Top Defensive Driving Tips
Defensive driving can be a way to reduce your risk of car accident. In addition, many insurance companies offer a discount to drivers who go a certain number of year’s accident free or complete a defensive driving safety course. Defensive driving skills can also be helpful to new drivers who are learning how to avoid a car accident.
Top Defensive Driving Tips
Think about other drivers while you drive; remember that you own your car, not the road.
Don’t make assumptions about another driver’s next move. Even if a driver has their turn signal activated, you will want to wait until you see the car turning before moving out into the road.

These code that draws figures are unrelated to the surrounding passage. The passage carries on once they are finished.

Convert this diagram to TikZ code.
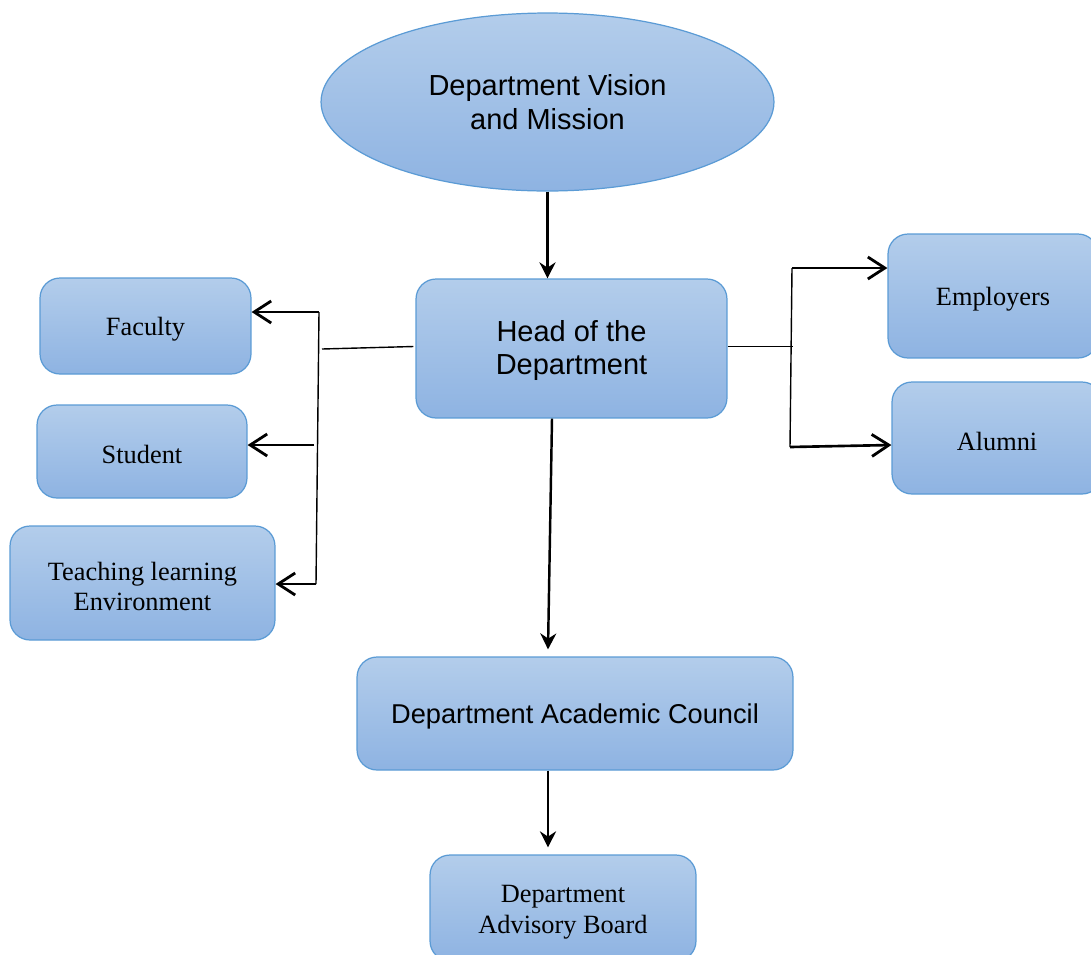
\documentclass[tikz,border=0pt]{standalone}
\usepackage{fontspec}
\setmainfont{Liberation Serif}
\setsansfont{Liberation Sans}
\usetikzlibrary{calc,shapes.geometric,arrows.meta}

\definecolor{boxtop}{HTML}{B3CDEB}
\definecolor{boxbot}{HTML}{8EB3E2}
\definecolor{boxline}{HTML}{5B9BD5}

\tikzset{
	unitfill/.style={draw=boxline, line width=0.7pt, top color=boxtop, bottom color=boxbot, align=center, inner sep=2pt},
	unitbox/.style={unitfill, rounded corners=0.4cm},
	sanslabel/.style={font=\sffamily\fontsize{16.5}{19}\selectfont},
	seriflabel/.style={font=\fontsize{15}{17.5}\selectfont},
	flow/.style={-{Stealth[length=0.32cm,width=0.32cm]}, line width=1.4pt},
	branch/.style={-{Straight Barb[length=0.34cm,width=0.44cm,line width=1.6pt]}, line width=1.5pt},
	joinline/.style={line width=0.8pt}
}

\begin{document}
\begin{tikzpicture}[x=0.02cm,y=-0.02cm]

	\useasboundingbox (0,0) rectangle (1091,954);

	% ---- centre column

	\node[unitfill, ellipse, sanslabel, minimum width=9.06cm, minimum height=3.56cm] (vision) at (547.5,102) {Department Vision\\and Mission};
	\node[unitbox, sanslabel, minimum width=6.22cm, minimum height=2.78cm] (head) at (571.5,348.5) {\rule{0pt}{0.5cm}Head of the\\Department};
	\node[unitbox, font=\sffamily\fontsize{15.5}{18}\selectfont, minimum width=8.72cm, minimum height=2.26cm] (council) at (575,713.5) {\rule{0pt}{0.5cm}Department Academic Council};
	\node[unitbox, seriflabel, minimum width=5.32cm, minimum height=2.12cm] (advisory) at (563,908) {\rule{0pt}{0.5cm}Department\\Advisory Board};

	% ---- left side

	\node[unitbox, seriflabel, minimum width=4.22cm, minimum height=1.92cm] (faculty) at (145.5,326) {\rule{0pt}{0.5cm}Faculty};
	\node[unitbox, seriflabel, minimum width=4.2cm, minimum height=1.86cm] (student) at (142,451.5) {\rule{0pt}{0.5cm}Student};
	\node[unitbox, seriflabel, minimum width=5.3cm, minimum height=2.28cm] (teaching) at (142.5,583) {\rule{0pt}{0.5cm}Teaching learning\\Environment};

	% ---- right side

	\node[unitbox, seriflabel, minimum width=4.2cm, minimum height=2.48cm] (employers) at (993,296) {\rule{0pt}{0.5cm}Employers};
	\node[unitbox, seriflabel, minimum width=4.2cm, minimum height=2.24cm] (alumni) at (997,438) {\rule{0pt}{0.5cm}Alumni};

	% ---- main flow

	\draw[flow] (vision.south) -- (vision.south |- head.north);
	\draw[flow] ($(head.south)+(-19.5,0)$) -- ($(council.north)+(-27,-7)$);
	\draw[flow] ($(council.south)+(-27,0)$) -- ($(advisory.north)+(-15,-7)$);

	% ---- left bracket

	\coordinate (ltop) at (319,312);
	\coordinate (lmid) at (314,445);
	\coordinate (lbot) at (316,584);

	\draw[joinline] ($(head.west)+(-2,-2)$) -- (322,349);
	\draw[joinline] (ltop) -- (lbot);
	\draw[branch] (ltop) -- (faculty.east |- ltop);
	\draw[branch] (lmid) -- (student.east |- lmid);
	\draw[branch] (lbot) -- (teaching.east |- lbot);

	% ---- right bracket

	\coordinate (rtop) at (792,268);
	\coordinate (rbot) at (790,447);

	\draw[joinline] ($(head.east)+(0,-2)$) -- (793,346.5);
	\draw[joinline] (rtop) -- (rbot);
	\draw[branch] (rtop) -- (employers.west |- rtop);
	\draw[branch] (rbot) -- ($(alumni.west)+(0,7)$);

\end{tikzpicture}
\end{document}
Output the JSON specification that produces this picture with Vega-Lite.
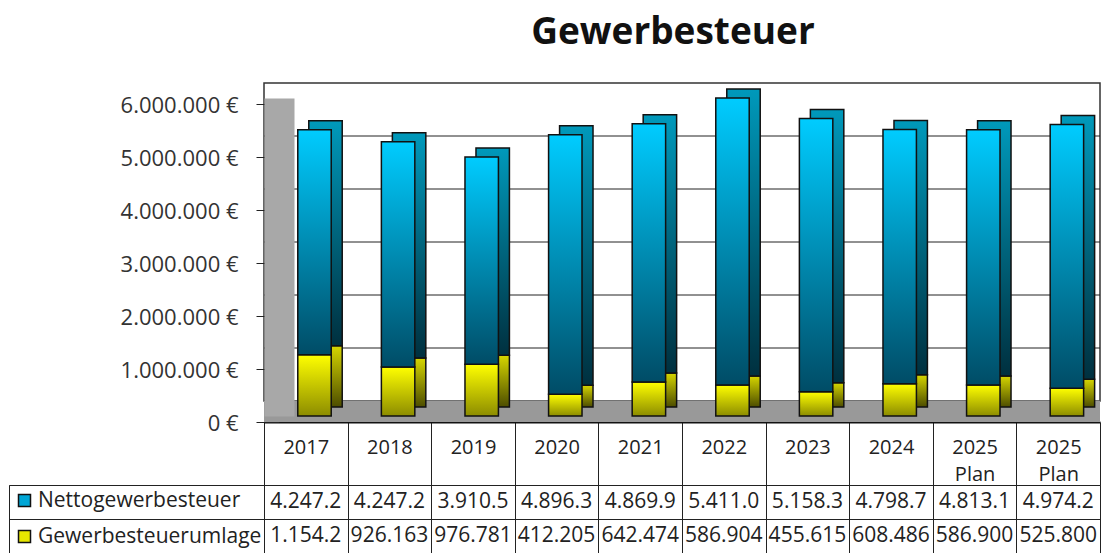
{
  "$schema": "https://vega.github.io/schema/vega-lite/v6.json",
  "background": "white",
  "padding": {"left": 8, "top": 14, "right": 0, "bottom": 0},
  "config": {
    "font": "Open Sans",
    "view": {"stroke": null},
    "axis": {"labelFont": "Open Sans"},
    "legend": {"labelFont": "Open Sans"}
  },
  "resolve": {"legend": {"color": "independent"}, "scale": {"color": "independent"}},
  "datasets": {
    "steuer": [
      {"jahr": "2017", "reihe": "Nettogewerbesteuer", "wert": 4247200, "anzeige": "4.247.2"},
      {"jahr": "2017", "reihe": "Gewerbesteuerumlage", "wert": 1154200, "anzeige": "1.154.2"},
      {"jahr": "2018", "reihe": "Nettogewerbesteuer", "wert": 4247200, "anzeige": "4.247.2"},
      {"jahr": "2018", "reihe": "Gewerbesteuerumlage", "wert": 926163, "anzeige": "926.163"},
      {"jahr": "2019", "reihe": "Nettogewerbesteuer", "wert": 3910500, "anzeige": "3.910.5"},
      {"jahr": "2019", "reihe": "Gewerbesteuerumlage", "wert": 976781, "anzeige": "976.781"},
      {"jahr": "2020", "reihe": "Nettogewerbesteuer", "wert": 4896300, "anzeige": "4.896.3"},
      {"jahr": "2020", "reihe": "Gewerbesteuerumlage", "wert": 412205, "anzeige": "412.205"},
      {"jahr": "2021", "reihe": "Nettogewerbesteuer", "wert": 4869900, "anzeige": "4.869.9"},
      {"jahr": "2021", "reihe": "Gewerbesteuerumlage", "wert": 642474, "anzeige": "642.474"},
      {"jahr": "2022", "reihe": "Nettogewerbesteuer", "wert": 5411000, "anzeige": "5.411.0"},
      {"jahr": "2022", "reihe": "Gewerbesteuerumlage", "wert": 586904, "anzeige": "586.904"},
      {"jahr": "2023", "reihe": "Nettogewerbesteuer", "wert": 5158300, "anzeige": "5.158.3"},
      {"jahr": "2023", "reihe": "Gewerbesteuerumlage", "wert": 455615, "anzeige": "455.615"},
      {"jahr": "2024", "reihe": "Nettogewerbesteuer", "wert": 4798700, "anzeige": "4.798.7"},
      {"jahr": "2024", "reihe": "Gewerbesteuerumlage", "wert": 608486, "anzeige": "608.486"},
      {"jahr": "2025 Plan", "reihe": "Nettogewerbesteuer", "wert": 4813100, "anzeige": "4.813.1"},
      {"jahr": "2025 Plan", "reihe": "Gewerbesteuerumlage", "wert": 586900, "anzeige": "586.900"},
      {"jahr": "2025 Plan ", "reihe": "Nettogewerbesteuer", "wert": 4974200, "anzeige": "4.974.2"},
      {"jahr": "2025 Plan ", "reihe": "Gewerbesteuerumlage", "wert": 525800, "anzeige": "525.800"}
    ],
    "raster": [{"v": 1000000}, {"v": 2000000}, {"v": 3000000}, {"v": 4000000}, {"v": 5000000}]
  },
  "columns": 2,
  "align": "each",
  "bounds": "flush",
  "spacing": {"row": 69, "column": 0},
  "concat": [
    {
      "width": 255,
      "height": 318,
      "data": {"values": [{}]},
      "mark": {"type": "point", "opacity": 0},
      "encoding": {}
    },
    {
      "width": 836,
      "height": 318,
      "title": {"text": "Gewerbesteuer", "fontSize": 37, "fontWeight": "bold", "font": "Open Sans", "color": "#111111", "anchor": "middle", "frame": "group", "dx": -9, "offset": 30},
      "layer": [
        {
          "data": {"values": [{}]},
          "mark": {"type": "rect", "fill": "white", "stroke": "#333333", "strokeWidth": 1.5, "x2Offset": 20, "yOffset": -15, "y2Offset": -15},
          "encoding": {
            "y": {
              "datum": 0, "type": "quantitative",
              "scale": {"domain": [0, 6000000], "nice": false, "zero": true},
              "axis": {
                "values": [0, 1000000, 2000000, 3000000, 4000000, 5000000, 6000000],
                "title": null, "grid": false, "zindex": 1,
                "domain": true, "domainColor": "#a8a8a8", "domainWidth": 30, "offset": -15,
                "ticks": true, "tickSize": 23, "tickColor": "#222222", "tickWidth": 1, "tickOffset": 6,
                "labelOffset": 1, "labelPadding": 18, "labelFontSize": 22, "labelColor": "#333333",
                "labelExpr": "replace(format(datum.value, ',d'), /,/g, '.') + ' €'"
              }
            },
            "y2": {"datum": 6000000}
          }
        },
        {
          "data": {"name": "raster"},
          "mark": {"type": "rule", "color": "#222222", "strokeWidth": 1, "x2Offset": 20, "yOffset": -15},
          "encoding": {"y": {"field": "v", "type": "quantitative"}}
        },
        {
          "data": {"values": [{}]},
          "mark": {"type": "rect", "fill": "#999999", "x2Offset": 10, "yOffset": 6, "y2Offset": 6},
          "encoding": {"y": {"datum": 0, "type": "quantitative"}, "y2": {"datum": 400000}}
        },
        {
          "data": {"name": "steuer"},
          "transform": [
            {"stack": "wert", "groupby": ["jahr"], "sort": [{"field": "reihe", "order": "ascending"}], "as": ["y0", "y1"]},
            {"filter": "datum.reihe === 'Gewerbesteuerumlage'"}
          ],
          "mark": {"type": "bar", "width": {"band": 0.4}, "xOffset": 19.7, "yOffset": -9, "y2Offset": -9, "stroke": "#111111", "strokeWidth": 1.5,
            "fill": {"gradient": "linear", "x1": 0, "y1": 0, "x2": 0, "y2": 1, "stops": [{"offset": 0, "color": "#d6d600"}, {"offset": 1, "color": "#4d4d00"}]}},
          "encoding": {
            "x": {
              "field": "jahr", "type": "nominal",
              "scale": {"domain": ["2017", "2018", "2019", "2020", "2021", "2022", "2023", "2024", "2025 Plan", "2025 Plan "], "paddingInner": 0, "paddingOuter": 0},
              "axis": {
                "title": null, "orient": "bottom", "offset": 6, "grid": false,
                "domain": true, "domainColor": "#111111", "domainWidth": 2,
                "ticks": true, "tickBand": "extent", "tickSize": 63, "tickColor": "#222222", "tickWidth": 1,
                "labelPadding": -48, "labelFontSize": 20, "labelColor": "#222222", "labelAngle": 0, "labelBaseline": "top",
                "labelLineHeight": 27, "labelOverlap": false, "labelBound": false,
                "labelExpr": "split(trim(datum.label), ' ')"
              }
            },
            "y": {"field": "y1", "type": "quantitative"},
            "y2": {"field": "y0"}
          }
        },
        {
          "data": {"name": "steuer"},
          "transform": [
            {"stack": "wert", "groupby": ["jahr"], "sort": [{"field": "reihe", "order": "ascending"}], "as": ["y0", "y1"]},
            {"filter": "datum.reihe === 'Gewerbesteuerumlage'"}
          ],
          "mark": {"type": "bar", "width": {"band": 0.4}, "xOffset": 8.7, "stroke": "#111111", "strokeWidth": 1.5,
            "fill": {"gradient": "linear", "x1": 0, "y1": 0, "x2": 0, "y2": 1, "stops": [{"offset": 0, "color": "#ffff00"}, {"offset": 1, "color": "#8c8c00"}]}},
          "encoding": {
            "x": {"field": "jahr", "type": "nominal"},
            "y": {"field": "y1", "type": "quantitative"},
            "y2": {"field": "y0"}
          }
        },
        {
          "data": {"name": "steuer"},
          "transform": [
            {"stack": "wert", "groupby": ["jahr"], "sort": [{"field": "reihe", "order": "ascending"}], "as": ["y0", "y1"]},
            {"filter": "datum.reihe === 'Nettogewerbesteuer'"}
          ],
          "mark": {"type": "bar", "width": {"band": 0.4}, "xOffset": 19.7, "yOffset": -9, "y2Offset": -9, "stroke": "#111111", "strokeWidth": 1.5,
            "fill": {"gradient": "linear", "x1": 0, "y1": 0, "x2": 0, "y2": 1, "stops": [{"offset": 0, "color": "#0099bb"}, {"offset": 1, "color": "#00303f"}]}},
          "encoding": {
            "x": {"field": "jahr", "type": "nominal"},
            "y": {"field": "y1", "type": "quantitative"},
            "y2": {"field": "y0"}
          }
        },
        {
          "data": {"name": "steuer"},
          "transform": [
            {"stack": "wert", "groupby": ["jahr"], "sort": [{"field": "reihe", "order": "ascending"}], "as": ["y0", "y1"]},
            {"filter": "datum.reihe === 'Nettogewerbesteuer'"}
          ],
          "mark": {"type": "bar", "width": {"band": 0.4}, "xOffset": 8.7, "stroke": "#111111", "strokeWidth": 1.5,
            "fill": {"gradient": "linear", "x1": 0, "y1": 0, "x2": 0, "y2": 1, "stops": [{"offset": 0, "color": "#00ccff"}, {"offset": 1, "color": "#004c66"}]}},
          "encoding": {
            "x": {"field": "jahr", "type": "nominal"},
            "y": {"field": "y1", "type": "quantitative"},
            "y2": {"field": "y0"}
          }
        }
      ]
    },
    {
      "width": 255,
      "height": 68,
      "view": {"stroke": "#222222"},
      "data": {"name": "steuer"},
      "mark": {"type": "point", "shape": "square", "filled": true, "opacity": 0},
      "encoding": {
        "y": {
          "field": "reihe", "type": "nominal",
          "scale": {"domain": ["Nettogewerbesteuer", "Gewerbesteuerumlage"], "paddingInner": 0, "paddingOuter": 0},
          "axis": {"domain": false, "ticks": false, "labels": false, "title": null, "grid": true, "tickBand": "extent", "gridColor": "#222222", "gridOpacity": 1}
        },
        "color": {
          "field": "reihe", "type": "nominal",
          "scale": {"domain": ["Nettogewerbesteuer", "Gewerbesteuerumlage"], "range": ["#00a6d6", "#e6e600"]},
          "legend": {
            "orient": "top-left", "title": null, "offset": 3, "padding": 2,
            "symbolType": "square", "symbolSize": 144, "symbolStrokeColor": "#111111", "symbolStrokeWidth": 1.5, "symbolOpacity": 1,
            "labelFontSize": 21, "labelColor": "#222222", "labelOffset": 3, "labelLimit": 400, "rowPadding": 14
          }
        }
      }
    },
    {
      "width": 836,
      "height": 68,
      "view": {"stroke": "#222222"},
      "data": {"name": "steuer"},
      "mark": {"type": "text", "fontSize": 21, "color": "#222222", "font": "Open Sans"},
      "encoding": {
        "x": {
          "field": "jahr", "type": "nominal",
          "scale": {"domain": ["2017", "2018", "2019", "2020", "2021", "2022", "2023", "2024", "2025 Plan", "2025 Plan "], "paddingInner": 0, "paddingOuter": 0},
          "axis": {"domain": false, "ticks": false, "labels": false, "title": null, "grid": true, "tickBand": "extent", "gridColor": "#222222", "gridOpacity": 1}
        },
        "y": {
          "field": "reihe", "type": "nominal",
          "scale": {"domain": ["Nettogewerbesteuer", "Gewerbesteuerumlage"], "paddingInner": 0, "paddingOuter": 0},
          "axis": {"domain": false, "ticks": false, "labels": false, "title": null, "grid": true, "tickBand": "extent", "gridColor": "#222222", "gridOpacity": 1}
        },
        "text": {"field": "anzeige"}
      }
    }
  ]
}
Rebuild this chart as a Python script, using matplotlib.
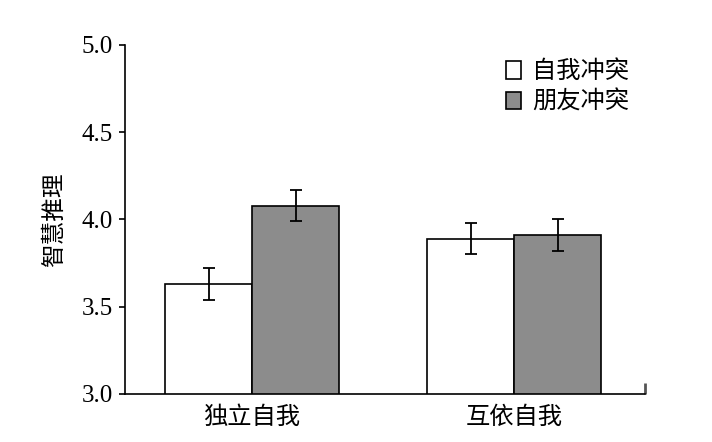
import numpy as np
import matplotlib
matplotlib.use("Agg")
import matplotlib.pyplot as plt
from matplotlib.patches import Patch

# -------------------- data --------------------
groups = ["独立自我", "互依自我"]
series_names = ["自我冲突", "朋友冲突"]
self_conflict = [3.63, 3.89]
friend_conflict = [4.08, 3.91]
self_err = [0.09, 0.09]
friend_err = [0.09, 0.09]
y_ticks = [3.0, 3.5, 4.0, 4.5, 5.0]
y_label = "智慧推理"

# -------------------- style --------------------
plt.rcParams["font.family"] = ["Liberation Serif", "Noto Sans CJK SC", "DejaVu Sans"]
cjk = ["Noto Sans CJK SC", "DejaVu Sans"]
colors = ["white", "#8c8c8c"]

fig = plt.figure(figsize=(7.12, 4.42), dpi=100)
ax = fig.add_axes([0.1756, 0.1086, 0.7303, 0.7896])

x = np.arange(len(groups))
width = 0.332

err_style = dict(elinewidth=1.3, capthick=1.3, ecolor="black")
ax.bar(x - width / 2, self_conflict, width, color=colors[0], edgecolor="black", linewidth=1.2,
       yerr=self_err, capsize=4.3, error_kw=err_style, zorder=2)
ax.bar(x + width / 2, friend_conflict, width, color=colors[1], edgecolor="black", linewidth=1.2,
       yerr=friend_err, capsize=4.3, error_kw=err_style, zorder=2)

ax.set_ylim(3.0, 5.0)
ax.set_xlim(-0.485, 1.5)
ax.set_yticks(y_ticks)
ax.set_yticklabels([f"{v:.1f}" for v in y_ticks], fontsize=18)
ax.set_xticks(x)
ax.set_xticklabels(groups, fontsize=17.5, family=cjk)
ax.set_xticks([1.5], minor=True)

ax.tick_params(axis="y", direction="out", length=4, width=1.2, pad=5)
ax.tick_params(axis="x", which="major", length=0, pad=7)
ax.tick_params(axis="x", which="minor", direction="in", length=8, width=2, color="#555555")

for side in ["top", "right"]:
    ax.spines[side].set_visible(False)
for side in ["left", "bottom"]:
    ax.spines[side].set_linewidth(1.2)

ax.set_ylabel(y_label, fontsize=17, family=cjk, labelpad=11)

handles = [Patch(facecolor=c, edgecolor="black", linewidth=1.2) for c in colors]
leg = ax.legend(handles, series_names, loc="upper right", bbox_to_anchor=(1.007, 1.018),
                frameon=False, prop=dict(family=cjk, size=17.5),
                handlelength=0.62, handleheight=0.75, handletextpad=0.45, labelspacing=0.2,
                borderpad=0.3)

fig.savefig("out.png", dpi=100)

Sometimes people forget to turn their turn signals off or turn them on too early.
Stay out of the way of aggressive drivers. If you are being tail-gated by an aggressive driver, tap your brakes a few times and slow down. If this approach doesn’t work to stop the tail-gating, pull over and let them pass if possible. If you see a car speeding or aggressively changing lanes behind you, stay in your lane while maintaining your speed. Getting into a road rage altercation with another driver can be deadly.
Never pull out in front of anyone or swerve into someone else’s lane.
Give your car a regular tune-up and be sure that you have enough gas to get to your destination. Breaking down in the middle of a commute is frustrating and potentially dangerous.
Keep an eye on the road for obstructive debris or large animals such as deer. If you see an animal approaching, slow down and flash your lights repeatedly. Dusk and dawn are particularly bad times for running into animals, so keep a lookout.
When an intersection light turns green, make sure the coast is actually clear before you enter.
Stay focused on driving; avoid distracting activities such as eating, applying makeup or texting.
Drive with two hands on the wheel at the 10 o’clock-2 o’clock position.
Continuously rotate your gaze between your rear view mirror, the road, the cars ahead, and your speedometer.
Don’t drive if you’re tired, intoxicated, or upset.
Drive with the flow of traffic. Driving slower than the flow of traffic can be as dangerous as speeding. It is possible to receive a ticket for driving too slow.
When driving on the freeway under normal weather conditions, use the two second rule. Choose a fixed object on the road such as a sign, when the vehicle in front of you passes that object you should be able to count two seconds before you pass. Increase the rule to three seconds in inclement weather. This rule can decrease your chances of getting into a rear-end collision.
Make your vehicle and your moves visible to other drivers. This means using your turn signals, turning on headlights, making sure your brake lights are operating, and avoiding getting into other driver’s blind spots.
Slow down in difficult weather or poor road conditions such as snow, heavy rain, or ice. Avoid driving in these conditions if possible.